Naharnet

Syria Opposition Demands Regime Change not Amnesty

Syrian opposition groups insisted on regime change as they met in Turkey on Wednesday, a day after President Bashar Assad decreed an amnesty for political prisoners following two months of bloodshed.

The three-day gathering -- titled "Conference for Change in Syria" -- opened with the Syrian national anthem and a minute of silence for "the martyrs" killed in bloody crackdowns on street protests simmering in Syria since March.

"The Syrian people are calling for the fall of the regime," said Melhem al-Durubi, the head of the Muslim Brotherhood delegation in the Turkish Mediterranean resort of Antalya.

"This announcement is too little too late... He should simply leave," Durubi said, adding that Assad "should be tried for his crimes."

"We demanded this amnesty several years ago," said Abdel Razak Eid, an activist from the Damascus Declaration, a reformist group launched in 2005 to demand democratic change, "but it's late in coming."

Speakers at the conference condemned "massacres" of civilians and urged Assad's departure.

"The regime is not legitimate and has no longer a ground to stay on," said Dugmush Dia al-Din, a 25-year-old student who came from Damascus for the meeting and has been detained twice for participating in the revolt.

International response to Tuesday's decree was tepid at best.

Former colonial ruler France said Damascus authorities needed to take a much bolder change of direction after at least 1,000 deaths in the crackdown on generally unarmed demonstrators.

Foreign Minister Alain Juppe demanded "more ambitious and bolder" action from Syria. "I fear that it might already be too late," he told France Culture radio.

U.S. Secretary of State Hillary Clinton said Assad had still not done enough.

"He has not called an end to the violence against his own people, and he has not engaged seriously in any kind of reform efforts," Clinton said.

Turkey, while not dismissing the decree outright, also asked for deeper change.

"I hope this is the first step of a comprehensive reform," Foreign Minister Ahmet Davutoglu said. "This step is important, like a signal rocket."

The official Syrian Arab News Agency said the amnesty for political prisoners would extend to the Muslim Brotherhood, membership of which has been punishable by death in Syria since it led a bloody uprising against the rule of the current president's father Hafez al-Assad in the 1980s.

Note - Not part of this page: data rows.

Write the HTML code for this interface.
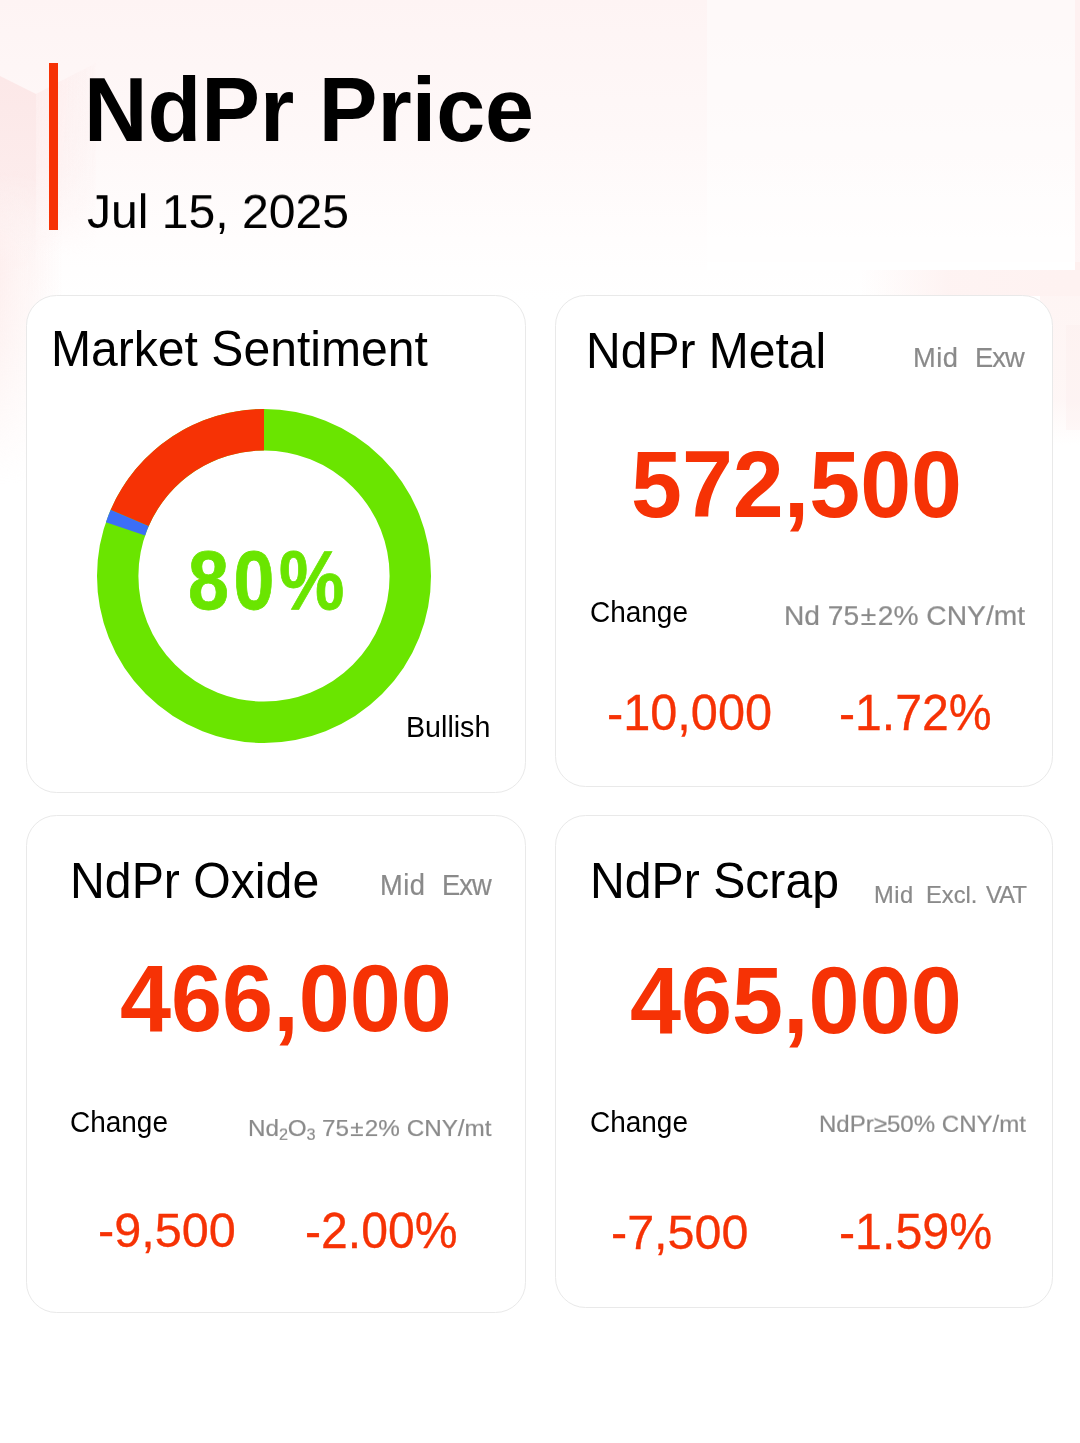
<!DOCTYPE html>
<html>
<head>
<meta charset="utf-8">
<style>
html,body{margin:0;padding:0;}
body{width:1080px;height:1443px;position:relative;overflow:hidden;background:#ffffff;font-family:"Liberation Sans",sans-serif;color:#000;}
.bg{position:absolute;left:0;top:0;width:1080px;height:500px;}
.t{position:absolute;white-space:nowrap;line-height:1;transform-origin:0 84.67%;will-change:transform;}
.sb{font-size:0.67em;position:relative;top:0.235em;line-height:0;letter-spacing:-0.4px;}
.pm{margin:0 0.055em;}
.card{position:absolute;background:#fff;border:1.4px solid #e9e9e9;border-radius:30.5px;box-sizing:border-box;}
.bar{position:absolute;left:49px;top:62.5px;width:8.7px;height:167.5px;background:#f63205;}
</style>
</head>
<body>
<svg class="bg" width="1080" height="500" viewBox="0 0 1080 500">
 <defs>
  <linearGradient id="g0" x1="0" y1="0" x2="0" y2="1">
   <stop offset="0" stop-color="#fef4f4"/><stop offset="0.45" stop-color="#fef8f8"/><stop offset="0.8" stop-color="#fffdfd"/><stop offset="1" stop-color="#ffffff"/>
  </linearGradient>
  <linearGradient id="g1" gradientUnits="userSpaceOnUse" x1="0" y1="76" x2="0" y2="270">
   <stop offset="0" stop-color="#fce8e8" stop-opacity="1"/><stop offset="0.5" stop-color="#fce8e8" stop-opacity="0.8"/><stop offset="1" stop-color="#fce8e8" stop-opacity="0"/>
  </linearGradient>
  <linearGradient id="g6" gradientUnits="userSpaceOnUse" x1="0" y1="0" x2="64" y2="0">
   <stop offset="0" stop-color="#fdeceb" stop-opacity="0.8"/><stop offset="0.4" stop-color="#fdeeed" stop-opacity="0.55"/><stop offset="1" stop-color="#fdeeed" stop-opacity="0"/>
  </linearGradient>
  <linearGradient id="gm2" gradientUnits="userSpaceOnUse" x1="0" y1="170" x2="0" y2="485">
   <stop offset="0" stop-color="#000"/><stop offset="0.3" stop-color="#fff"/><stop offset="0.55" stop-color="#bbb"/><stop offset="1" stop-color="#000"/>
  </linearGradient>
  <mask id="mk2" maskUnits="userSpaceOnUse" x="0" y="170" width="70" height="320"><rect x="0" y="170" width="70" height="315" fill="url(#gm2)"/></mask>
  <linearGradient id="g5" gradientUnits="userSpaceOnUse" x1="0" y1="262" x2="0" y2="445">
   <stop offset="0" stop-color="#fef3f2" stop-opacity="0.9"/><stop offset="0.75" stop-color="#fef3f2" stop-opacity="0.7"/><stop offset="1" stop-color="#fef3f2" stop-opacity="0"/>
  </linearGradient>
  <linearGradient id="g2" x1="0" y1="0" x2="1" y2="0">
   <stop offset="0" stop-color="#fdecec" stop-opacity="0.85"/><stop offset="0.45" stop-color="#fdecec" stop-opacity="0.6"/><stop offset="1" stop-color="#fdecec" stop-opacity="0.12"/>
  </linearGradient>
  <linearGradient id="g4" x1="0" y1="0" x2="1" y2="0">
   <stop offset="0" stop-color="#fef2f1" stop-opacity="0"/><stop offset="0.4" stop-color="#fef2f1" stop-opacity="0.9"/><stop offset="1" stop-color="#fef2f1" stop-opacity="1"/>
  </linearGradient>
  <linearGradient id="gm" x1="0" y1="0" x2="0" y2="1">
   <stop offset="0" stop-color="#fff"/><stop offset="0.55" stop-color="#ccc"/><stop offset="1" stop-color="#000"/>
  </linearGradient>
  <mask id="mk" maskUnits="userSpaceOnUse" x="0" y="60" width="120" height="200"><rect x="0" y="60" width="120" height="195" fill="url(#gm)"/></mask>
  <linearGradient id="g3" x1="0" y1="0" x2="0" y2="1">
   <stop offset="0" stop-color="#fff" stop-opacity="0"/><stop offset="0.5" stop-color="#fff" stop-opacity="0.1"/><stop offset="1" stop-color="#fff" stop-opacity="1"/>
  </linearGradient>
 </defs>
 <rect x="0" y="0" width="1080" height="300" fill="url(#g0)"/>
 <polygon points="0,76 36,94 36,270 0,270" fill="url(#g1)"/>
 <g mask="url(#mk2)"><rect x="0" y="170" width="64" height="315" fill="url(#g6)"/></g>
 <g mask="url(#mk)"><polygon points="36,94 96,63 96,255 36,255" fill="url(#g2)"/></g>
 <rect x="1040" y="262" width="40" height="185" fill="url(#g5)"/>
 <rect x="1066" y="325" width="14" height="105" fill="#fdeceb" fill-opacity="0.3"/>
 <rect x="860" y="262" width="220" height="34" fill="url(#g4)"/>
 <rect x="1075" y="0" width="5" height="270" fill="#fdeeee" fill-opacity="0.6"/>
 <rect x="707" y="0" width="368" height="270" fill="#ffffff" fill-opacity="0.42"/>
 <rect x="707" y="262" width="368" height="8" fill="#ffffff" fill-opacity="0.9"/>
</svg>
<div class="bar"></div>

<div class="card" style="left:26px;top:294.5px;width:499.5px;height:498.4px;"></div>
<div class="card" style="left:554.7px;top:294.5px;width:498.7px;height:492.6px;"></div>
<div class="card" style="left:26px;top:814.9px;width:499.5px;height:498.6px;"></div>
<div class="card" style="left:554.7px;top:814.9px;width:498.7px;height:493px;"></div>

<svg style="position:absolute;left:88.8px;top:400.8px;" width="350" height="350" viewBox="-175 -175 350 350">
  <circle cx="0" cy="0" r="146.3" fill="none" stroke="#6ae500" stroke-width="41.4"/>
  <path d="M-158.09 -53.82 A167 167 0 0 1 -153.27 -66.32 L-115.27 -49.88 A125.6 125.6 0 0 0 -118.90 -40.48 Z" fill="#3c6ef7"/>
  <path d="M-153.27 -66.32 A167 167 0 0 1 0 -167 L0 -125.6 A125.6 125.6 0 0 0 -115.27 -49.88 Z" fill="#f63205"/>
</svg>

<div class="t" id="title" style="left:83.71px;top:66.87px;font-size:88.02px;color:#000000;font-weight:bold;transform:scaleY(1.0418);">NdPr Price</div>
<div class="t" id="date" style="left:86.80px;top:187.37px;font-size:48.10px;color:#000000;transform:scaleY(0.9938);">Jul 15, 2025</div>
<div class="t" id="c1t" style="left:50.56px;top:325.07px;font-size:48.10px;color:#000000;transform:scaleY(1.0396);">Market Sentiment</div>
<div class="t" id="pct" style="left:188.46px;top:547.07px;font-size:73.50px;color:#6ae500;font-weight:bold;letter-spacing:4.59px;-webkit-text-stroke:0.7px #6ae500;transform:scaleY(1.1337);">80%</div>
<div class="t" id="bull" style="left:405.93px;top:712.74px;font-size:28.65px;color:#000000;transform:scaleY(1.0195);">Bullish</div>
<div class="t" id="c2t" style="left:585.57px;top:327.63px;font-size:48.03px;color:#000000;transform:scaleY(1.0324);">NdPr Metal</div>
<div class="t" id="c2m1" style="left:913.02px;top:344.29px;font-size:27.30px;color:#8a8a8a;letter-spacing:0.45px;-webkit-text-stroke:0.2px #8a8a8a;transform:scaleY(1.0437);">Mid</div>
<div class="t" id="c2m2" style="left:974.63px;top:344.29px;font-size:27.30px;color:#8a8a8a;letter-spacing:-0.93px;-webkit-text-stroke:0.2px #8a8a8a;transform:scaleY(1.0437);">Exw</div>
<div class="t" id="c2p" style="left:630.76px;top:439.67px;font-size:91.57px;color:#f63205;font-weight:bold;transform:scaleY(1.0279);">572,500</div>
<div class="t" id="c2c" style="left:589.68px;top:598.51px;font-size:27.98px;color:#000000;transform:scaleY(1.0232);">Change</div>
<div class="t" id="c2u" style="left:784.39px;top:601.13px;font-size:28.19px;color:#8a8a8a;-webkit-text-stroke:0.2px #8a8a8a;transform:scaleY(0.9874);">Nd 75<span class="pm">±</span>2% CNY/mt</div>
<div class="t" id="c2a" style="left:607.48px;top:688.98px;font-size:48.68px;color:#f63205;-webkit-text-stroke:0.3px #f63205;transform:scaleY(1.0243);">-10,000</div>
<div class="t" id="c2b" style="left:838.71px;top:688.88px;font-size:48.21px;color:#f63205;-webkit-text-stroke:0.3px #f63205;transform:scaleY(1.0322);">-1.72%</div>
<div class="t" id="c3t" style="left:70.04px;top:857.07px;font-size:48.22px;color:#000000;transform:scaleY(1.0315);">NdPr Oxide</div>
<div class="t" id="c3m1" style="left:379.97px;top:871.99px;font-size:27.30px;color:#8a8a8a;letter-spacing:0.43px;-webkit-text-stroke:0.2px #8a8a8a;transform:scaleY(1.0648);">Mid</div>
<div class="t" id="c3m2" style="left:441.84px;top:871.99px;font-size:27.30px;color:#8a8a8a;letter-spacing:-0.91px;-webkit-text-stroke:0.2px #8a8a8a;transform:scaleY(1.0648);">Exw</div>
<div class="t" id="c3p" style="left:120.25px;top:953.67px;font-size:91.80px;color:#f63205;font-weight:bold;transform:scaleY(1.0387);">466,000</div>
<div class="t" id="c3c" style="left:69.68px;top:1108.51px;font-size:27.98px;color:#000000;transform:scaleY(1.0232);">Change</div>
<div class="t" id="c3u" style="left:248.31px;top:1116.17px;font-size:24.25px;color:#8a8a8a;-webkit-text-stroke:0.2px #8a8a8a;transform:scaleY(0.9465);">Nd<span class="sb">2</span>O<span class="sb">3</span> 75<span class="pm">±</span>2% CNY/mt</div>
<div class="t" id="c3a" style="left:97.69px;top:1206.43px;font-size:48.62px;color:#f63205;-webkit-text-stroke:0.3px #f63205;">-9,500</div>
<div class="t" id="c3b" style="left:305.04px;top:1206.84px;font-size:48.14px;color:#f63205;-webkit-text-stroke:0.3px #f63205;transform:scaleY(1.0250);">-2.00%</div>
<div class="t" id="c4t" style="left:590.05px;top:857.11px;font-size:48.18px;color:#000000;transform:scaleY(1.0318);">NdPr Scrap</div>
<div class="t" id="c4m1" style="left:873.84px;top:883.73px;font-size:23.70px;color:#8a8a8a;letter-spacing:0.48px;-webkit-text-stroke:0.2px #8a8a8a;transform:scaleY(1.0435);">Mid</div>
<div class="t" id="c4m2" style="left:925.62px;top:883.73px;font-size:23.70px;color:#8a8a8a;letter-spacing:0.01px;-webkit-text-stroke:0.2px #8a8a8a;transform:scaleY(1.0435);">Excl.</div>
<div class="t" id="c4m3" style="left:985.50px;top:883.73px;font-size:23.70px;color:#8a8a8a;letter-spacing:-0.81px;-webkit-text-stroke:0.2px #8a8a8a;transform:scaleY(1.0435);">VAT</div>
<div class="t" id="c4p" style="left:630.18px;top:955.92px;font-size:91.75px;color:#f63205;font-weight:bold;transform:scaleY(1.0366);">465,000</div>
<div class="t" id="c4c" style="left:589.68px;top:1108.51px;font-size:27.98px;color:#000000;transform:scaleY(1.0232);">Change</div>
<div class="t" id="c4u" style="left:819.28px;top:1111.84px;font-size:24.05px;color:#8a8a8a;-webkit-text-stroke:0.2px #8a8a8a;transform:scaleY(0.9649);">NdPr≥50% CNY/mt</div>
<div class="t" id="c4a" style="left:610.82px;top:1208.23px;font-size:48.50px;color:#f63205;-webkit-text-stroke:0.3px #f63205;transform:scaleY(1.0080);">-7,500</div>
<div class="t" id="c4b" style="left:838.98px;top:1208.38px;font-size:48.33px;color:#f63205;-webkit-text-stroke:0.3px #f63205;transform:scaleY(1.0142);">-1.59%</div>

</body>
</html>
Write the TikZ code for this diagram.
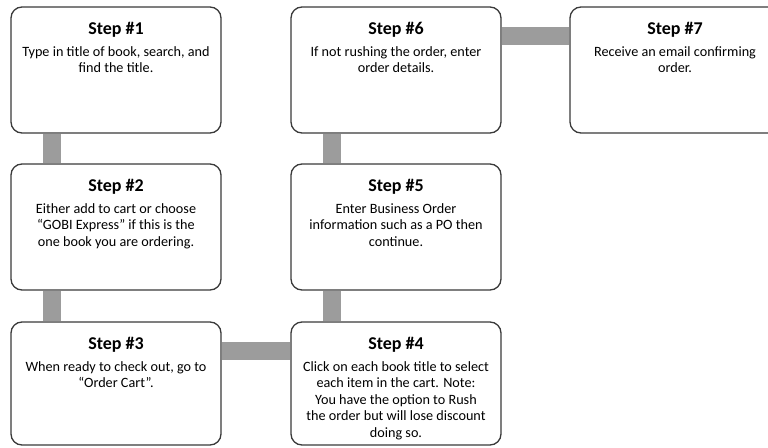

"President Assad has by decree issued an amnesty on all (political) crimes committed before May 31, 2011," SANA reported.

"The amnesty applies to all political prisoners as well as to the Muslim Brotherhood."

Syrian state television meanwhile said an investigation had been launched into the death of a 13-year-old boy who was allegedly tortured and killed by security forces in Daraa, south of Damascus.

State television said the interior ministry had appointed a commission to investigate the death of Hamza al-Khatib, 13, after pro-democracy activists set up a Facebook page and called for fresh protests in his memory.

The Facebook site, Syrian Revolution 2011, a driving force behind the anti-government protests, said Hamza's body was returned to his family last week following his disappearance after a demonstration in Daraa on April 29.

"There were a few bullets in his body used as a way of torture rather than to kill him with. Clear signs of severe physical abuse appeared on the body such as marks done with hands, sticks and shoes. Hamza’s penis was also cut off," the Facebook site said.

The U.S.-based Human Rights Watch meanwhile released a report detailing a raft of abuses in the Daraa region.

HRW said its report showed abuses in the flashpoint region were "not only systematic but implemented as part of a state policy" and likely to "qualify as crimes against humanity."

The amnesty announcement came shortly after a senior official in Syria's ruling Baath party reportedly said that a committee for national dialogue would be set up within 48 hours.

But the opposition has repeatedly insisted that dialogue can only take place once the violence ends, political prisoners are freed and reforms adopted.